▶ [YOUR OBJECTIVE] Copy out the data below as written; omit any images.

▶ [DATASET EXTRACT]
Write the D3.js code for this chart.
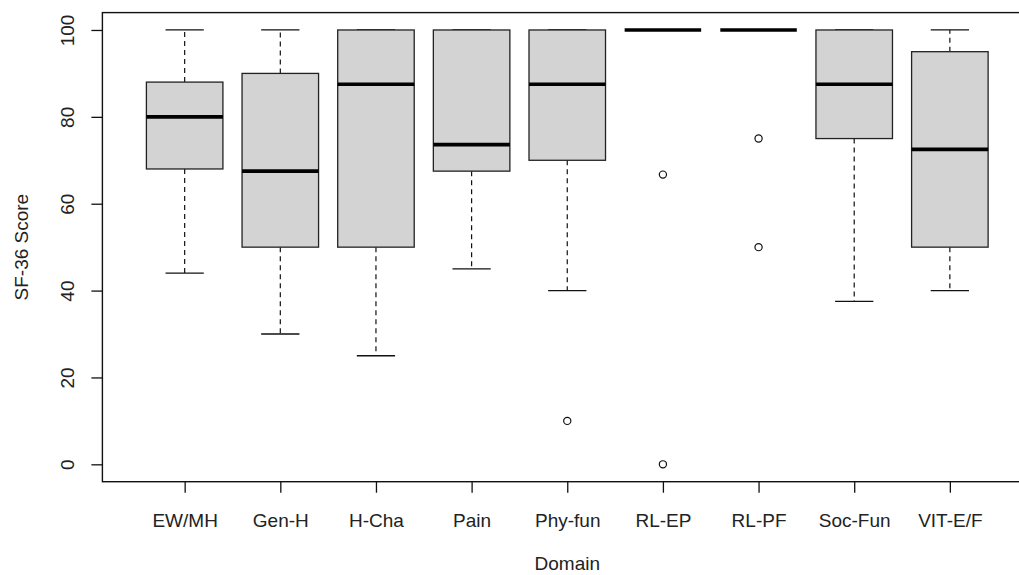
<!DOCTYPE html>
<html><head><meta charset="utf-8">
<script src="https://cdn.jsdelivr.net/npm/d3@7"></script>
<style>
html,body{margin:0;padding:0;background:#fff;}
svg{display:block;font-family:"Liberation Sans",Arial,sans-serif;}
</style></head>
<body>
<svg id="chart" width="1019" height="575"></svg>
<script>
const categories = ["EW/MH","Gen-H","H-Cha","Pain","Phy-fun","RL-EP","RL-PF","Soc-Fun","VIT-E/F"];
const whiskerLow = [44, 30, 25, 45, 40, 100, 100, 37.5, 40];
const q1 =         [68, 50, 50, 67.5, 70, 100, 100, 75, 50];
const medians =    [80, 67.5, 87.5, 73.6, 87.5, 100, 100, 87.5, 72.5];
const q3 =         [88, 90, 100, 100, 100, 100, 100, 100, 95];
const whiskerHigh =[100, 100, 100, 100, 100, 100, 100, 100, 100];
const outliers =   [[], [], [], [], [10], [66.7, 0], [75, 50], [], []];
const yTicks = [0, 20, 40, 60, 80, 100];

const svg = d3.select("#chart");
const pLeft = 102.4, pTop = 12.6, pBottom = 481.7, unit = 95.65;
const x = d3.scaleLinear().domain([0.14, 9.86]).range([pLeft, pLeft + 9.72 * unit]);
const y = d3.scaleLinear().domain([-4, 104]).range([pBottom, pTop]);
const boxW = x(0.8) - x(0), capW = x(0.4) - x(0);

const data = categories.map((c, i) => ({c, i: i + 1, lo: whiskerLow[i], q1: q1[i], med: medians[i], q3: q3[i], hi: whiskerHigh[i], out: outliers[i]}));

const g = svg.append("g");
const box = g.selectAll("g.box").data(data).join("g").attr("class", "box");

// whiskers
box.append("line").attr("x1", d => x(d.i)).attr("x2", d => x(d.i))
  .attr("y1", d => y(d.q3)).attr("y2", d => y(d.hi))
  .attr("stroke", "#111").attr("stroke-width", 1.2).attr("stroke-dasharray", "5,4");
box.append("line").attr("x1", d => x(d.i)).attr("x2", d => x(d.i))
  .attr("y1", d => y(d.q1)).attr("y2", d => y(d.lo))
  .attr("stroke", "#111").attr("stroke-width", 1.2).attr("stroke-dasharray", "5,4");
// staples
box.append("line").attr("x1", d => x(d.i) - capW / 2).attr("x2", d => x(d.i) + capW / 2)
  .attr("y1", d => y(d.hi)).attr("y2", d => y(d.hi))
  .attr("stroke", "#111").attr("stroke-width", 1.3);
box.append("line").attr("x1", d => x(d.i) - capW / 2).attr("x2", d => x(d.i) + capW / 2)
  .attr("y1", d => y(d.lo)).attr("y2", d => y(d.lo))
  .attr("stroke", "#111").attr("stroke-width", 1.3);
// boxes
box.append("rect").attr("x", d => x(d.i) - boxW / 2).attr("width", boxW)
  .attr("y", d => y(d.q3)).attr("height", d => y(d.q1) - y(d.q3))
  .attr("fill", "#d3d3d3").attr("stroke", "#222").attr("stroke-width", 1.3);
// medians
box.append("line").attr("x1", d => x(d.i) - boxW / 2).attr("x2", d => x(d.i) + boxW / 2)
  .attr("y1", d => y(d.med)).attr("y2", d => y(d.med))
  .attr("stroke", "#000").attr("stroke-width", 3.6);
// outliers
box.selectAll("circle").data(d => d.out.map(v => ({i: d.i, v}))).join("circle")
  .attr("cx", d => x(d.i)).attr("cy", d => y(d.v)).attr("r", 3.6)
  .attr("fill", "none").attr("stroke", "#111").attr("stroke-width", 1.2);

// frame
svg.append("rect").attr("x", pLeft).attr("y", pTop).attr("width", x(9.86) - pLeft).attr("height", pBottom - pTop)
  .attr("fill", "none").attr("stroke", "#111").attr("stroke-width", 1.4);

// y axis
const yAxis = svg.append("g").attr("transform", `translate(${pLeft},0)`)
  .call(d3.axisLeft(y).tickValues(yTicks).tickSize(11).tickFormat(d3.format("d")));
yAxis.select(".domain").remove();
yAxis.selectAll(".tick line").attr("stroke", "#111").attr("stroke-width", 1.3);
yAxis.selectAll(".tick text").attr("x", 0).attr("dy", 0).attr("text-anchor", "middle")
  .attr("transform", "translate(-28,0) rotate(-90)")
  .attr("font-size", 19).attr("fill", "#222").attr("font-family", "Liberation Sans, Arial, sans-serif");

// x axis
const xAxis = svg.append("g").attr("transform", `translate(0,${pBottom})`)
  .call(d3.axisBottom(x).tickValues(data.map(d => d.i)).tickSize(11).tickFormat(i => categories[i - 1]));
xAxis.select(".domain").remove();
xAxis.selectAll(".tick line").attr("stroke", "#111").attr("stroke-width", 1.3);
xAxis.selectAll(".tick text").attr("y", 45).attr("dy", 0)
  .attr("font-size", 19).attr("fill", "#222").attr("font-family", "Liberation Sans, Arial, sans-serif");

// axis titles
svg.append("text").attr("x", x(5)).attr("y", 570).attr("text-anchor", "middle")
  .attr("font-size", 19).attr("fill", "#222").text("Domain");
svg.append("text").attr("transform", `translate(28,${(pTop + pBottom) / 2}) rotate(-90)`)
  .attr("text-anchor", "middle").attr("font-size", 19).attr("fill", "#222").text("SF-36 Score");
</script>
</body></html>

▶ [RESPONSE TO THIS EXERCISE]
Write the D3.js code for this chart.
<!DOCTYPE html>
<html><head><meta charset="utf-8">
<script src="https://cdn.jsdelivr.net/npm/d3@7"></script>
<style>
html,body{margin:0;padding:0;background:#fff;}
svg{display:block;font-family:"Liberation Sans",Arial,sans-serif;}
</style></head>
<body>
<svg id="chart" width="1019" height="575"></svg>
<script>
const categories = ["EW/MH","Gen-H","H-Cha","Pain","Phy-fun","RL-EP","RL-PF","Soc-Fun","VIT-E/F"];
const whiskerLow = [44, 30, 25, 45, 40, 100, 100, 37.5, 40];
const q1 =         [68, 50, 50, 67.5, 70, 100, 100, 75, 50];
const medians =    [80, 67.5, 87.5, 73.6, 87.5, 100, 100, 87.5, 72.5];
const q3 =         [88, 90, 100, 100, 100, 100, 100, 100, 95];
const whiskerHigh =[100, 100, 100, 100, 100, 100, 100, 100, 100];
const outliers =   [[], [], [], [], [10], [66.7, 0], [75, 50], [], []];
const yTicks = [0, 20, 40, 60, 80, 100];

const svg = d3.select("#chart");
const pLeft = 102.4, pTop = 12.6, pBottom = 481.7, unit = 95.65;
const x = d3.scaleLinear().domain([0.14, 9.86]).range([pLeft, pLeft + 9.72 * unit]);
const y = d3.scaleLinear().domain([-4, 104]).range([pBottom, pTop]);
const boxW = x(0.8) - x(0), capW = x(0.4) - x(0);

const data = categories.map((c, i) => ({c, i: i + 1, lo: whiskerLow[i], q1: q1[i], med: medians[i], q3: q3[i], hi: whiskerHigh[i], out: outliers[i]}));

const g = svg.append("g");
const box = g.selectAll("g.box").data(data).join("g").attr("class", "box");

// whiskers
box.append("line").attr("x1", d => x(d.i)).attr("x2", d => x(d.i))
  .attr("y1", d => y(d.q3)).attr("y2", d => y(d.hi))
  .attr("stroke", "#111").attr("stroke-width", 1.2).attr("stroke-dasharray", "5,4");
box.append("line").attr("x1", d => x(d.i)).attr("x2", d => x(d.i))
  .attr("y1", d => y(d.q1)).attr("y2", d => y(d.lo))
  .attr("stroke", "#111").attr("stroke-width", 1.2).attr("stroke-dasharray", "5,4");
// staples
box.append("line").attr("x1", d => x(d.i) - capW / 2).attr("x2", d => x(d.i) + capW / 2)
  .attr("y1", d => y(d.hi)).attr("y2", d => y(d.hi))
  .attr("stroke", "#111").attr("stroke-width", 1.3);
box.append("line").attr("x1", d => x(d.i) - capW / 2).attr("x2", d => x(d.i) + capW / 2)
  .attr("y1", d => y(d.lo)).attr("y2", d => y(d.lo))
  .attr("stroke", "#111").attr("stroke-width", 1.3);
// boxes
box.append("rect").attr("x", d => x(d.i) - boxW / 2).attr("width", boxW)
  .attr("y", d => y(d.q3)).attr("height", d => y(d.q1) - y(d.q3))
  .attr("fill", "#d3d3d3").attr("stroke", "#222").attr("stroke-width", 1.3);
// medians
box.append("line").attr("x1", d => x(d.i) - boxW / 2).attr("x2", d => x(d.i) + boxW / 2)
  .attr("y1", d => y(d.med)).attr("y2", d => y(d.med))
  .attr("stroke", "#000").attr("stroke-width", 3.6);
// outliers
box.selectAll("circle").data(d => d.out.map(v => ({i: d.i, v}))).join("circle")
  .attr("cx", d => x(d.i)).attr("cy", d => y(d.v)).attr("r", 3.6)
  .attr("fill", "none").attr("stroke", "#111").attr("stroke-width", 1.2);

// frame
svg.append("rect").attr("x", pLeft).attr("y", pTop).attr("width", x(9.86) - pLeft).attr("height", pBottom - pTop)
  .attr("fill", "none").attr("stroke", "#111").attr("stroke-width", 1.4);

// y axis
const yAxis = svg.append("g").attr("transform", `translate(${pLeft},0)`)
  .call(d3.axisLeft(y).tickValues(yTicks).tickSize(11).tickFormat(d3.format("d")));
yAxis.select(".domain").remove();
yAxis.selectAll(".tick line").attr("stroke", "#111").attr("stroke-width", 1.3);
yAxis.selectAll(".tick text").attr("x", 0).attr("dy", 0).attr("text-anchor", "middle")
  .attr("transform", "translate(-28,0) rotate(-90)")
  .attr("font-size", 19).attr("fill", "#222").attr("font-family", "Liberation Sans, Arial, sans-serif");

// x axis
const xAxis = svg.append("g").attr("transform", `translate(0,${pBottom})`)
  .call(d3.axisBottom(x).tickValues(data.map(d => d.i)).tickSize(11).tickFormat(i => categories[i - 1]));
xAxis.select(".domain").remove();
xAxis.selectAll(".tick line").attr("stroke", "#111").attr("stroke-width", 1.3);
xAxis.selectAll(".tick text").attr("y", 45).attr("dy", 0)
  .attr("font-size", 19).attr("fill", "#222").attr("font-family", "Liberation Sans, Arial, sans-serif");

// axis titles
svg.append("text").attr("x", x(5)).attr("y", 570).attr("text-anchor", "middle")
  .attr("font-size", 19).attr("fill", "#222").text("Domain");
svg.append("text").attr("transform", `translate(28,${(pTop + pBottom) / 2}) rotate(-90)`)
  .attr("text-anchor", "middle").attr("font-size", 19).attr("fill", "#222").text("SF-36 Score");
</script>
</body></html>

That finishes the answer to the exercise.